"Arrufos" de Belmiro de Almeida
Realismo
A Questão Coimbrã está na origem de uma renovação literária à qual a
França deu o seu impulso. Sente-se a crise religiosa no Positivismo de Auguste
Comte. Renan com o seu ateísmo, Michelet e o seu anticlericalismo, o socialismo
de Proudhon vão determinar essa renovação que se opera na segunda metade do
século XIX. Também o Determinismo e o Naturalismo de Taine e, na literatura,
Flaubert e Baudelaire, Alphonse Daudet, Balzac e Zola, uns com o romance realista
e o Parnasianismo, outros com o romance naturalista, exercem a sua influência
nessa viragem que se opera.
Em Portugal agitava-se o mesmo sentido reformista
em Coimbra (1860-1865), onde uma falange de jovens devorava Proudhon, Zola,
Renan, Victor Hugo, entre outros e, em breve, se fez sentir essa rajada
ideológica de natureza social e política nas Odes
Modernas (1865) de Antero e na Visão dos Tempos e Tempestades Sonoras (1864)
de Teófilo Braga.
É o rastilho da Questão Coimbrã à qual se seguem, depois, as Conferências do Casino Lisbonense, nas quais Eça pronuncia uma conferência com o título «O realismo
como nova expressão de arte», enunciando os seguintes princípios: «É a negação
da arte pela arte; é a prescrição do convencional, do enfático, do piegas. É a
abolição da retórica considerada como arte de promover a comoção usando da inchação
do período, da epilepsia da palavra, da gestão dos tropos. É a análise com o
fito na verdade absoluta. Por outro lado, o Realismo é uma reacção contra o
Romantismo: o Romantismo era a apoteose do sentimento. O Realismo é anatomia do
carácter. É a crítica do homem. É a arte que nos pinta a nossos próprios olhos
para condenar o que houver de mau na nossa sociedade».

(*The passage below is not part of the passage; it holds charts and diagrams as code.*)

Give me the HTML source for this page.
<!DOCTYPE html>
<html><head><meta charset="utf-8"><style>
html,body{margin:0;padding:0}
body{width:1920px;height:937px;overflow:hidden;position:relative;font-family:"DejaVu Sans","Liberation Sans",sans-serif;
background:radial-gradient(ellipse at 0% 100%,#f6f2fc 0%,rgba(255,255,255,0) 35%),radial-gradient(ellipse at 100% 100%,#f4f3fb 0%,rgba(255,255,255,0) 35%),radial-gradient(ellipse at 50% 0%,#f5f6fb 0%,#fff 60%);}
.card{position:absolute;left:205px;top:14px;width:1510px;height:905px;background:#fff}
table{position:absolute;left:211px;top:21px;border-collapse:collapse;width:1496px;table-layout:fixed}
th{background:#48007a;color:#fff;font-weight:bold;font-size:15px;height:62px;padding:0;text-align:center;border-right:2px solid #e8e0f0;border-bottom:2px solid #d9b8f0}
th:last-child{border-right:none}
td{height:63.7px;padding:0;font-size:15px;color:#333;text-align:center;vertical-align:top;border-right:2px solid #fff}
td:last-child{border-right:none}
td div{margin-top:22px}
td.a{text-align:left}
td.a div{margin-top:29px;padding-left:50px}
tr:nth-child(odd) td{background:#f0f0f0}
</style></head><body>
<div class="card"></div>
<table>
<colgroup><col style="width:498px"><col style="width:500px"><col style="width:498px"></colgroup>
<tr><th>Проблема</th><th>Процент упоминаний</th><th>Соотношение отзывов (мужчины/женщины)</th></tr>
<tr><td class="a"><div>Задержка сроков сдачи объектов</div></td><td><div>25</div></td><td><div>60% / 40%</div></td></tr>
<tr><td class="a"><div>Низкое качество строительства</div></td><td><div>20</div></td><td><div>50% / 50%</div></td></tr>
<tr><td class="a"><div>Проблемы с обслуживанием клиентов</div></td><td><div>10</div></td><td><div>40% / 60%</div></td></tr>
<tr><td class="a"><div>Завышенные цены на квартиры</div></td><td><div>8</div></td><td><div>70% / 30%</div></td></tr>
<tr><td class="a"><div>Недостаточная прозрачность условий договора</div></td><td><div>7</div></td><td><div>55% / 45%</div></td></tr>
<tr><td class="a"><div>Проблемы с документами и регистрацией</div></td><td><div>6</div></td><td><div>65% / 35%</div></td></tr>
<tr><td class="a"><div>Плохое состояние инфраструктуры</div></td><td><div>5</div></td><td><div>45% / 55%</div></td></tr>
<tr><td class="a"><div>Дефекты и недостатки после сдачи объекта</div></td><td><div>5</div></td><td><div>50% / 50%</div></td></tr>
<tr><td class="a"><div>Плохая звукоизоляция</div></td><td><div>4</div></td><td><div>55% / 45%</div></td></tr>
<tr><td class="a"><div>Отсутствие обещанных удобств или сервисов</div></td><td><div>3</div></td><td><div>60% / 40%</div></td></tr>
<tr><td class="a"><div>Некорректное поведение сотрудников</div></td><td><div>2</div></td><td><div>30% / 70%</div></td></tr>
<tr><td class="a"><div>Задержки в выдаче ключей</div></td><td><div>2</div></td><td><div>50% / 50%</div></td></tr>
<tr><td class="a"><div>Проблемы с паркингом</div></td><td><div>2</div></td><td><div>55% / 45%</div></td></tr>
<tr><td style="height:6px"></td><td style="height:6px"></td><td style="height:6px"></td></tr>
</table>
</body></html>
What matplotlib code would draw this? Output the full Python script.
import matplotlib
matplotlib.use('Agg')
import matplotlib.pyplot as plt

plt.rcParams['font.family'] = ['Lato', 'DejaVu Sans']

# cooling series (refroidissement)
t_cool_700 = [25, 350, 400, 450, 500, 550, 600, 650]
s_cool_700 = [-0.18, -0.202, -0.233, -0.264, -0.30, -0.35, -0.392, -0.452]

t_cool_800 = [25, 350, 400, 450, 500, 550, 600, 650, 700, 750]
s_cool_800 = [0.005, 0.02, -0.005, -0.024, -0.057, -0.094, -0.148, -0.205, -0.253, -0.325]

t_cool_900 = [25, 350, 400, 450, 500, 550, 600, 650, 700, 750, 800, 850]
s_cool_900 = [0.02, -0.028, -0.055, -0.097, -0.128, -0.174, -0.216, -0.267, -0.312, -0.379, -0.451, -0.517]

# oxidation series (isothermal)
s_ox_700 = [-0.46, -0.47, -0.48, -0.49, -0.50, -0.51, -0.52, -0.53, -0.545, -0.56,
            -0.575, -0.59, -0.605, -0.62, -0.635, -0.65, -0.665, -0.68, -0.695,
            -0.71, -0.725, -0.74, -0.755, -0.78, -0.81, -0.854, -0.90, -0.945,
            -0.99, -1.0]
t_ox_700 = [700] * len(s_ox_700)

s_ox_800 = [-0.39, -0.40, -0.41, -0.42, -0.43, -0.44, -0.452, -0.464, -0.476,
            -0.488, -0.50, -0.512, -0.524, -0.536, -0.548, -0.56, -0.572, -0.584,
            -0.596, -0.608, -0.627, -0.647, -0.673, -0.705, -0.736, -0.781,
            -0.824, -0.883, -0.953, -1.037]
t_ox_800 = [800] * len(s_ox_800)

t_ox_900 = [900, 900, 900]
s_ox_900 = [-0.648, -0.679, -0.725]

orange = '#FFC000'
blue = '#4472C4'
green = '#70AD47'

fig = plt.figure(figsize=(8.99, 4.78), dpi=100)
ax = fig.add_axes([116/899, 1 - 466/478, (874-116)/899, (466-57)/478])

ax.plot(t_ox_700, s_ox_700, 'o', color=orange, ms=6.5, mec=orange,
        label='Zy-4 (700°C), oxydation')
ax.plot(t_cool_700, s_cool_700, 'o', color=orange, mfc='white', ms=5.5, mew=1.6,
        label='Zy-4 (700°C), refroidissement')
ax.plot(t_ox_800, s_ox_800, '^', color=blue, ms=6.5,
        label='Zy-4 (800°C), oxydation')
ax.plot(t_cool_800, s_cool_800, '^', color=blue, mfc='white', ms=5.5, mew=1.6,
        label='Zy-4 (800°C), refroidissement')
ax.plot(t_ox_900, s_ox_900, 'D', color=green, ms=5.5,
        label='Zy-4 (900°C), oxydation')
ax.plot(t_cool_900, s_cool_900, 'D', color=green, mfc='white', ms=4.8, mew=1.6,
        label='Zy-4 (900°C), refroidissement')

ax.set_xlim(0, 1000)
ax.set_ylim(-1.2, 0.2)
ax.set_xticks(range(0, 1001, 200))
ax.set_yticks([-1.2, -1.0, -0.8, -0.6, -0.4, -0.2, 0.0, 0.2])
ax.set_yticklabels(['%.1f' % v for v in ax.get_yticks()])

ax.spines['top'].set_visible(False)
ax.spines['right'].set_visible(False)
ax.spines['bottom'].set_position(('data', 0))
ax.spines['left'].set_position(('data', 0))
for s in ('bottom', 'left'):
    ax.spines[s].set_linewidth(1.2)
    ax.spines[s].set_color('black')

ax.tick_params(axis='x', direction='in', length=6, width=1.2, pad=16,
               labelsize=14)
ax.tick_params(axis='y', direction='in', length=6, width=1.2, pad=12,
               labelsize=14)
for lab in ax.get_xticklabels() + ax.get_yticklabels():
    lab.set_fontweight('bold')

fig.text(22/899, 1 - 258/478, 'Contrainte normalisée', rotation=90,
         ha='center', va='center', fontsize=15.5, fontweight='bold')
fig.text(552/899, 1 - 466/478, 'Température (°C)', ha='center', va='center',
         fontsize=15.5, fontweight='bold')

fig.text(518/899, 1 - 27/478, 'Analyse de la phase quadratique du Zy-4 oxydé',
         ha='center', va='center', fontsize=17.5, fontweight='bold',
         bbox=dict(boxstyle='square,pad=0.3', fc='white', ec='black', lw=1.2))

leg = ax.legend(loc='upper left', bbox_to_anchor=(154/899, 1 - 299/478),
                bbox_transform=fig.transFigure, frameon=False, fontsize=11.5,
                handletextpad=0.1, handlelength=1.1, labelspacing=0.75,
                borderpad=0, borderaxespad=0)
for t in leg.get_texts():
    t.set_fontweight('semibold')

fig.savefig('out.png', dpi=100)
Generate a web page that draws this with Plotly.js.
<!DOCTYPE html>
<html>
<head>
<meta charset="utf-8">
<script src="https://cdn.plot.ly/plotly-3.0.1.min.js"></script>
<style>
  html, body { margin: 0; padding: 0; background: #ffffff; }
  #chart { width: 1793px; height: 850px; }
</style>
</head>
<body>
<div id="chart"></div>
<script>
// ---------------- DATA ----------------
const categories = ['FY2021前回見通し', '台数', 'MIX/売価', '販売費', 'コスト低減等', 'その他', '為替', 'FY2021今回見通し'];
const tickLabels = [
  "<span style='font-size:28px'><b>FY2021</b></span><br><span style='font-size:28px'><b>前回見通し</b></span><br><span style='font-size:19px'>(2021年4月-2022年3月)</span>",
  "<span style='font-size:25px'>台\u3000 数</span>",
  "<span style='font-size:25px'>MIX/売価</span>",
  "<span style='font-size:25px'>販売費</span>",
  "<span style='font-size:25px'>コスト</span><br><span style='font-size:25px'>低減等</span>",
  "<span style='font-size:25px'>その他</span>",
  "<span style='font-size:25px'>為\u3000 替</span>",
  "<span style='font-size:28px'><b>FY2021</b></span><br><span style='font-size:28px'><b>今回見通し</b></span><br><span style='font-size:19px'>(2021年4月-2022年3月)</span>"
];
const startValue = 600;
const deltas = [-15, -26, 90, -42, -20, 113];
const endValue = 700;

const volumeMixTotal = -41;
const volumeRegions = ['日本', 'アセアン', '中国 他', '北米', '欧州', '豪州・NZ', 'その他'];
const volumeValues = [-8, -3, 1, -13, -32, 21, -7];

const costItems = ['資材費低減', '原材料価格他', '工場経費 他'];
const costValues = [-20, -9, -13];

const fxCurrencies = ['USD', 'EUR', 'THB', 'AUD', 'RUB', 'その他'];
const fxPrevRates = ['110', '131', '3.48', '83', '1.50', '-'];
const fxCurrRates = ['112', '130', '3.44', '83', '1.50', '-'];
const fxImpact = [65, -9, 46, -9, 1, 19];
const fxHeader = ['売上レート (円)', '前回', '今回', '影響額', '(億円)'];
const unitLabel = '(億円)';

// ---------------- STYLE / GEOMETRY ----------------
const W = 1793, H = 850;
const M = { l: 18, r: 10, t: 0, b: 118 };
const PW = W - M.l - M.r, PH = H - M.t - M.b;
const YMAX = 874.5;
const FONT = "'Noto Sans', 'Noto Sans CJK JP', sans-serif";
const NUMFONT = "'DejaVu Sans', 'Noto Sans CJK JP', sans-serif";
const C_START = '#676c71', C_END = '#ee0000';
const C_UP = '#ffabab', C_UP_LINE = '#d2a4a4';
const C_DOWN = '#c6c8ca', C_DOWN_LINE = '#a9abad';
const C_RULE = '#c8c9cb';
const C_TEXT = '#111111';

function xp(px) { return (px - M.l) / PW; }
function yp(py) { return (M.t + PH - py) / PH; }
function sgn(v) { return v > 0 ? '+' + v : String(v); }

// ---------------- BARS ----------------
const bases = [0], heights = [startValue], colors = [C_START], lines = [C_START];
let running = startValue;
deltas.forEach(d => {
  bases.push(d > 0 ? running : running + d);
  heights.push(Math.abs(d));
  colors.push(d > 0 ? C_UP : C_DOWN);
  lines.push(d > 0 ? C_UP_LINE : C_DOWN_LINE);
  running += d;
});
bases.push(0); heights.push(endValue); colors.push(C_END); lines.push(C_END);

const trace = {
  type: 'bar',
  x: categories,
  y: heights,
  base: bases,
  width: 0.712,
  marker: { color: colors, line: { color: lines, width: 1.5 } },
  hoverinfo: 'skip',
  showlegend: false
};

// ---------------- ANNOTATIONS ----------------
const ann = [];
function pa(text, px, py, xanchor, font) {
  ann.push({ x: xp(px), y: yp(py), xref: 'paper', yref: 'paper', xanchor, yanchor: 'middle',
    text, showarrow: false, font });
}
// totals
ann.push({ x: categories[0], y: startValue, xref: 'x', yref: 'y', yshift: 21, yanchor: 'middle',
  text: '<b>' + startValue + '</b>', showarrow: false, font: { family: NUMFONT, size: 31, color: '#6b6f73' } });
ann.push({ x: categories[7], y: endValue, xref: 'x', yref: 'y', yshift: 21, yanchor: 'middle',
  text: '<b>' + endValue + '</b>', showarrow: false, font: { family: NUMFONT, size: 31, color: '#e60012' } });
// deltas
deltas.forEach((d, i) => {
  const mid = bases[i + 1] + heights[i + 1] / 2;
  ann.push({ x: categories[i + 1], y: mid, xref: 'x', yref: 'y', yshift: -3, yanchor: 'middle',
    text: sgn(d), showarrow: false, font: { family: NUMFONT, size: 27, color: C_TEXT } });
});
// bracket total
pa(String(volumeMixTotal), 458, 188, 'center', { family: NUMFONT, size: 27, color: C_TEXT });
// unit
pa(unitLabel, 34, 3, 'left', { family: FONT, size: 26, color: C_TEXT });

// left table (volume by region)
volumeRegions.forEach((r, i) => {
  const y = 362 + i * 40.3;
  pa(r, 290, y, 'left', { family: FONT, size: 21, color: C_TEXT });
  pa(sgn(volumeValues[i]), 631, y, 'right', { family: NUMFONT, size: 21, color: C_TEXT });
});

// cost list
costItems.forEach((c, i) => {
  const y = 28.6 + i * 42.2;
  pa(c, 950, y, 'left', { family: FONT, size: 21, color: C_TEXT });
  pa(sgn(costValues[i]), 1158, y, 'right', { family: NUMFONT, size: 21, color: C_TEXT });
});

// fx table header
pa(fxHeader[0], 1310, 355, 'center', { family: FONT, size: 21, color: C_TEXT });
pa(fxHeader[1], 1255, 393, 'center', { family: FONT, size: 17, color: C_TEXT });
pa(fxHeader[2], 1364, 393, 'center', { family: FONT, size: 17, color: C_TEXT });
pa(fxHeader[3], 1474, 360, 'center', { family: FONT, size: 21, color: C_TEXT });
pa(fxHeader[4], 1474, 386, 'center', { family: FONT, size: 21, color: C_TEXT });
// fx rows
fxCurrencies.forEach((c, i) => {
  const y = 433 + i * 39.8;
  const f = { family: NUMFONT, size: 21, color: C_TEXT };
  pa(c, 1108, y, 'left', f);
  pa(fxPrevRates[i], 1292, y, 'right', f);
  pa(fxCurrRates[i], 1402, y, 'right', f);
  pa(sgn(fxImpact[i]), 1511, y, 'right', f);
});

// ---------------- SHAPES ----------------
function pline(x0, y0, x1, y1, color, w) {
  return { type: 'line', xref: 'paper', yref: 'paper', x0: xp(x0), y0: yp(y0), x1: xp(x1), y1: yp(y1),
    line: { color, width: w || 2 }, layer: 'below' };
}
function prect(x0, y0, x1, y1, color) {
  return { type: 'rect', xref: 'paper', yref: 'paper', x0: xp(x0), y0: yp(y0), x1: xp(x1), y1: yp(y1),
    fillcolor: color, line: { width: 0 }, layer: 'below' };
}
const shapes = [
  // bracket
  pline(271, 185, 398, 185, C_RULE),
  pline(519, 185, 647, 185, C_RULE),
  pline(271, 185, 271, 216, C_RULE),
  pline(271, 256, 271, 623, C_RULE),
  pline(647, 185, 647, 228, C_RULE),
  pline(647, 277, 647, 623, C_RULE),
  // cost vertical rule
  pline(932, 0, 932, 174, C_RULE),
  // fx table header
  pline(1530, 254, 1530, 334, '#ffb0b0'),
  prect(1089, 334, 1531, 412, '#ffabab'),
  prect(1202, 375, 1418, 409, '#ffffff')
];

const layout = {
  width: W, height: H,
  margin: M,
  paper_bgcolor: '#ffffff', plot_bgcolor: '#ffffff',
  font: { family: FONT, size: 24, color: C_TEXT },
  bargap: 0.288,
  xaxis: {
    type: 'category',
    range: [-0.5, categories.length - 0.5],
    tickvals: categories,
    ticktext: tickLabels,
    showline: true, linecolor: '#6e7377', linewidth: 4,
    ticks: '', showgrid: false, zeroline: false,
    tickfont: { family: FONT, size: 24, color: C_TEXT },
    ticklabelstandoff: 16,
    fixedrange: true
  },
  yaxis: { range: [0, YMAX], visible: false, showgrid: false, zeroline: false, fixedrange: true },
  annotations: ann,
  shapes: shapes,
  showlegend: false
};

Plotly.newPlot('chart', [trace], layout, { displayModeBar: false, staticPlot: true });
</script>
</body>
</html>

Nela faz referência aos quadros
realistas de Courbet. Com estes parâmetros, proclama uma literatura arejada,
sã, positiva, com uma natureza soalheira, viva, matizada, aberta à observação e
não propensa ao devaneio. Faz-se eco de Boileau quando afirma «rien n'est beau
que le vrai».
O espírito analítico aguça o trabalho do observador, que,
objectivamente, tal como o analista no laboratório, se debruça sobre os factos
a explicá-los, a tentar encontrar as respectivas causas, substituindo o «eu» sujeito
(subjectivismo) pelo objecto (objectivismo).
A arte é posta ao serviço da
ciência e daí o Naturalismo. É uma arte que reforma moralizando, quando põe a
nu os podres de uma sociedade que a arte dos clássicos e o sentimento dos
românticos tinham deixado camuflados. Diz Zola: «Cacher l'imaginaire sous le réel».
Afirma-se o impessoalismo, a
objectividade, a captação das impressões pelos sentimentos, o que leva à fuga
do «eu». É evidente a apetência pelo pormenor descritivo, com uma relevância
especial no emprego do adjectivo, da imagem, do concreto pelo abstracto.
São postos de parte os valores
espirituais, é anulado o interesse pelo passado nacional, o cosmopolitismo
afirma-se.
De francamente positivo o Realismo trouxe o enriquecimento e
aperfeiçoamento da língua, com novas formas de expressão.